Mondoo Platform
Publish xgrep code findings and dependency vulnerabilities to Mondoo Platform, where they attach to the scanned repository as an asset and join your security posture.
Reporting to Mondoo Platform
xgrep emits findings locally in several formats — text, JSON, SARIF, and GitLab SAST. When a Mondoo service account is configured, it additionally publishes those findings to Mondoo Platform, where they attach to the scanned repository as an asset and join the rest of your organization's security posture (alongside cnspec policy results, vulnerability data, and findings from other tools).
xgrep scan . # reports automatically when logged in (default branch only)
xgrep scan --incognito . # local only; nothing is uploadedReporting is automatic when credentials are present (after xgrep login or a configured service account), matching
cnspec.

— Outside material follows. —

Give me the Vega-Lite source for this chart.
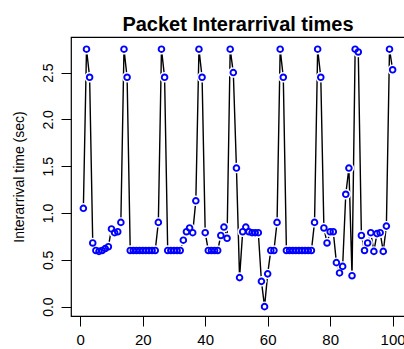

There is no flag to turn it on; pass --incognito to turn it off for a
local-only scan. It never replaces or changes local output — the same
text/JSON/SARIF you would get otherwise still prints. The upload is purely
additive.
Both kinds of finding a scan produces are published: code (SAST) findings and dependency vulnerabilities. They land on the same repository asset, so a repo's SAST and SCA results sit together on the platform.
How findings map to the platform
- One asset per repository. All findings from a scan land on a single asset identified by the repository's git remote (host / owner / repository / URL), with branch and revision as context. This reuses the same provenance xgrep derives for SARIF and GitLab reports, so a repo scanned by xgrep dedupes against the same asset the GitHub/GitLab integrations already track.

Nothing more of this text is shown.